Bulgaria joined the First World War on 14th October 1915, aligning with the Central Powers of Germany, Austria-Hungary and the Ottoman Empire, declaring war on Serbia.

Dimcho was born on 28th March 1887 in Koprivshtitsa in Bulgaria.  His parents were wealthy.  The family moved to Plovdiv then to Sofia.   Dimcho started submitting his poems to literary publications in 1906.   He tried his hand at several different jobs, working as a clerk and a freelance journalist before joining the Bulgarian Army in 1912.  He fought in the Balkan Wars.
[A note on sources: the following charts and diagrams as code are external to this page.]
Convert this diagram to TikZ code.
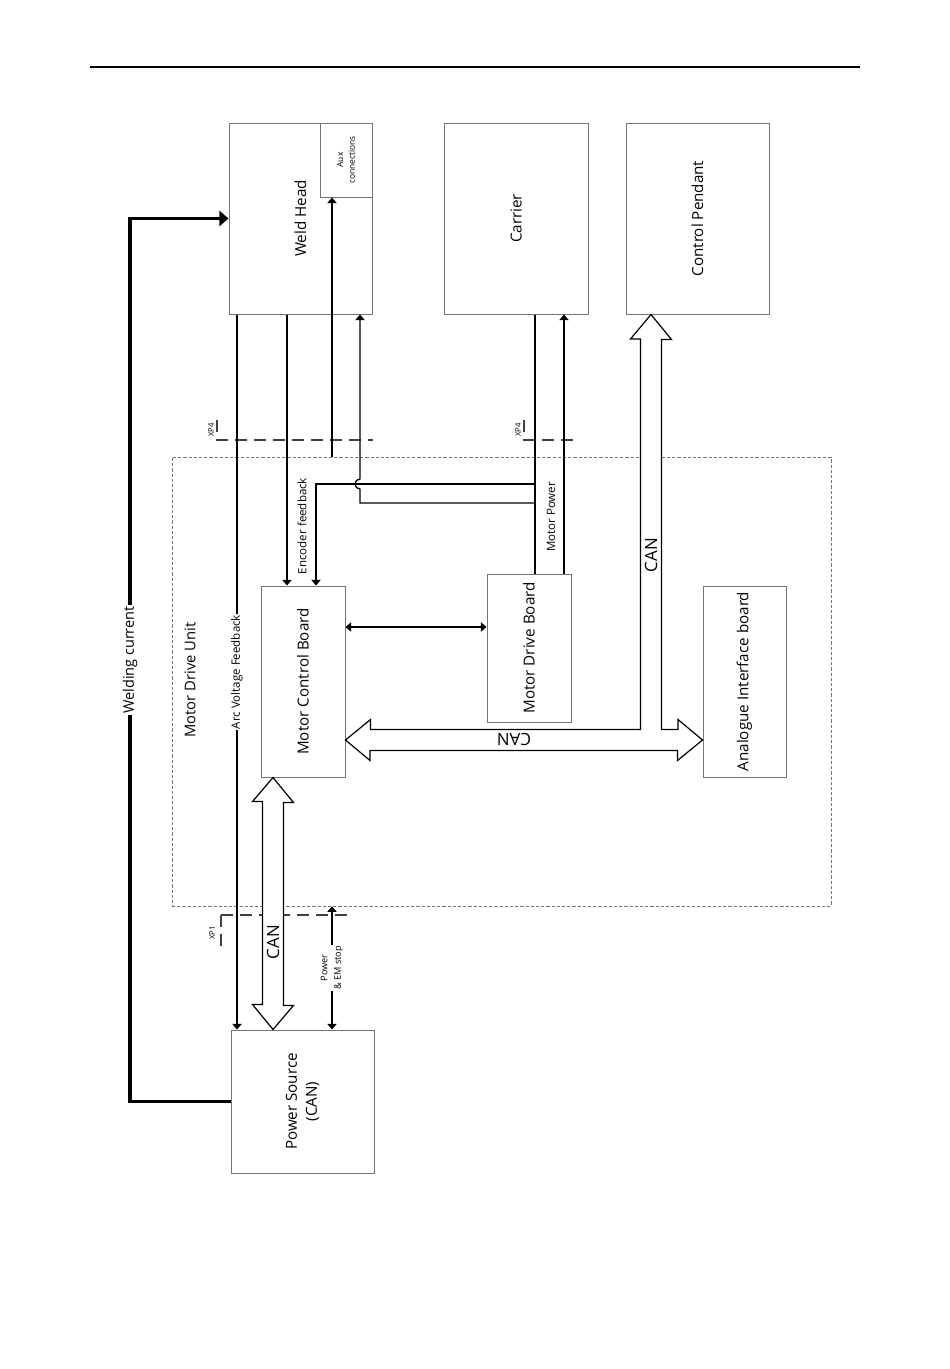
\documentclass[tikz,border=0pt]{standalone}
\usepackage{fontspec}
\setmainfont{Open Sans}
\usetikzlibrary{arrows.meta}
\usetikzlibrary{fit}

\begin{document}
\begin{tikzpicture}[x=0.25mm, y=-0.25mm,
  block/.style={draw=black!55, line width=0.25mm, inner sep=0pt},
  boxlabel/.style={rotate=90, align=center, inner sep=0pt, font=\fontsize{10.8}{14.2}\selectfont},
  mdubox/.style={draw=black!55, line width=0.15mm, dash pattern=on 0.8mm off 0.5mm, inner sep=0pt},
  wire/.style={line width=0.33mm},
  onearrow/.style={-{Triangle[length=1.4mm, width=2.3mm]}},
  twoarrow/.style={{Triangle[length=1.4mm, width=2.3mm]}-{Triangle[length=1.4mm, width=2.3mm]}},
  fatbus/.style={line width=0.3mm, fill=white},
  xpline/.style={draw=black!75, line width=0.38mm, dash pattern=on 3mm off 1.75mm},
  wirelabel/.style={rotate=90, inner sep=1pt, font=\fontsize{8.2}{10}\selectfont},
  canlabel/.style={inner sep=0pt, font=\fontsize{12}{14}\selectfont},
  xplabel/.style={rotate=90, inner sep=0pt, font=\fontsize{5.5}{6.5}\selectfont}]
\useasboundingbox (0,0) rectangle (950,1369);
\draw[line width=0.5mm] (90,67) -- (860,67);

% units
\node[block, fit={(229,123) (372,314)}, label={[boxlabel]center:Weld Head}] (wh) {};
\node[block, fit={(320,123) (372,197)}, label={[boxlabel, font=\fontsize{6}{8.3}\selectfont]center:{Aux\\connections}}] (aux) {};
\node[block, fit={(444,123) (588,314)}, label={[boxlabel]center:Carrier}] (car) {};
\node[block, fit={(626,123) (769,314)}, label={[boxlabel]center:Control Pendant}] (cp) {};
\node[mdubox, fit={(172,457) (831,906)}] (mdu) {};
\node[rotate=90, font=\fontsize{10.5}{12}\selectfont] (mdulabel) at (190,680) {Motor Drive Unit};
\node[block, fit={(261,586) (345,777)}, label={[boxlabel]center:Motor Control Board}] (mcb) {};
\node[block, fit={(487,574) (571,722)}, label={[boxlabel]center:Motor Drive Board}] (mdb) {};
\node[block, fit={(703,586) (786,777)}, label={[boxlabel]center:Analogue Interface board}] (aib) {};
\node[block, fit={(231,1030) (374,1173)}, label={[boxlabel]center:{Power Source\\(CAN)}}] (ps) {};

% connectors
\draw[xpline] (217,420) -- (217,440) -- (373,440);
\node[xplabel] (xp4a) at (211,430) {XP4};
\draw[xpline] (524,420) -- (524,440) -- (575,440);
\node[xplabel] (xp4b) at (518,430) {XP4};
\draw[xpline] (221,915) -- (221,949);
\draw[xpline] (221,915) -- (352,915);
\node[xplabel] (xp1) at (212,933) {XP1};

\draw[line width=0.8mm, -{Triangle[length=2.3mm, width=3.8mm]}] (ps.west) -- (130,0 |- ps.west) -- node[wirelabel, fill=white, font=\fontsize{10.3}{12}\selectfont] {Welding current} (130,0 |- wh.west) -- (wh.west);
\draw[wire, onearrow] (237,0 |- wh.south) -- node[wirelabel, fill=white] {Arc Voltage Feedback} (237,0 |- ps.north);
\draw[wire, onearrow] (287,0 |- wh.south) -- (287,0 |- mcb.north);
\node[wirelabel] (enclabel) at (302,526) {Encoder feedback};
\draw[wire, onearrow] (332,0 |- mdu.north) -- (332,0 |- aux.south);
\draw[wire] (535,0 |- car.south) -- (535,0 |- mdb.north);
\draw[wire, onearrow] (535,484) -| (316,0 |- mcb.north);
\draw[wire, onearrow] (535,503) -- (360,503) -- (360,489) arc[start angle=90, end angle=270, radius=5] -- (360,0 |- wh.south);
\draw[wire, onearrow] (564,0 |- mdb.north) -- (564,0 |- car.south);
\node[wirelabel] (mplabel) at (551,517) {Motor Power};
\draw[wire, twoarrow] (mcb.east |- 0,627) -- (mdb.west |- 0,627);
\draw[wire, twoarrow] (332,0 |- mdu.south) -- node[wirelabel, fill=white, align=center, font=\fontsize{6.5}{9.5}\selectfont] {Power\\\& EM stop} (332,0 |- ps.north);

% CAN buses
\draw[fatbus] (mcb.east |- 0,740) -- ++(25,-20.5) -- ++(0,10) -- (640.5,729.5) -- (640.5,339) -- ++(-10,0) -- (651,0 |- cp.south) -- ++(20.5,25) -- ++(-10,0) -- (661.5,729.5) -- ++(16.5,0) -- ++(0,-10) -- (aib.west |- 0,740) -- ++(-25,20.5) -- ++(0,-10) -- (370,750.5) -- ++(0,10) -- cycle;
\draw[fatbus] (273,0 |- mcb.south) -- ++(20.5,25) -- ++(-10,0) -- ++(0,203) -- ++(10,0) -- (273,0 |- ps.north) -- ++(-20.5,-25) -- ++(10,0) -- ++(0,-203) -- ++(-10,0) -- cycle;
\node[canlabel, rotate=180] (canh) at (514,740) {CAN};
\node[canlabel, rotate=90] (canv) at (651,555) {CAN};
\node[canlabel, rotate=90] (canps) at (273,942) {CAN};
\end{tikzpicture}
\end{document}
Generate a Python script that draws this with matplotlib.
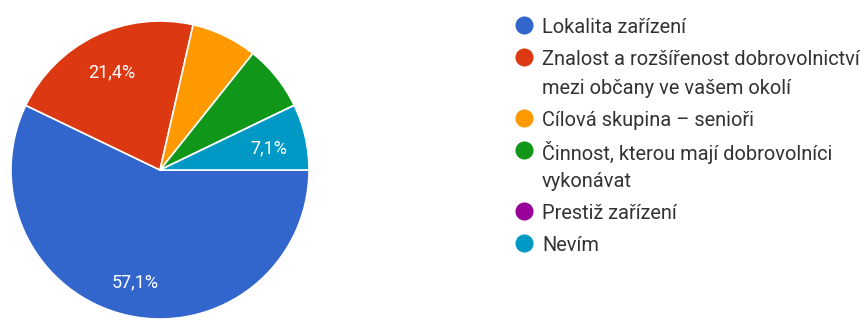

On his discharge from the Army, Dimcho joined the Post Office but was not happy in his work and went back to the Army.   He was killed near Gorno Karadjovo on 2nd October 1916, fighting against an Irish Regiment.   In 1931 his body was returned to Koprivshtitsa for re-burial in 1931.

Dimcho’s works were published in 365 publications in three languages.

 
“Foreboding”

 Behind me, the years run away from me one by one
And I run onwards, ever onwards, and up above
The sun burns the dismal desert my life has become
While I pursue the spectre of love

No crown of laurels encircles my brow
On my cheeks sweat mixes with blood now
My eyes mist over as with a fog of pain
While my soul seeks a happier terrain.

I am overcome with terror and fear:  the time is nigh
When I must grasp the edge of a bottomless pit
But my fingers have lost their strength and grip
And with a scream I am thrown back into the shadow-filled night.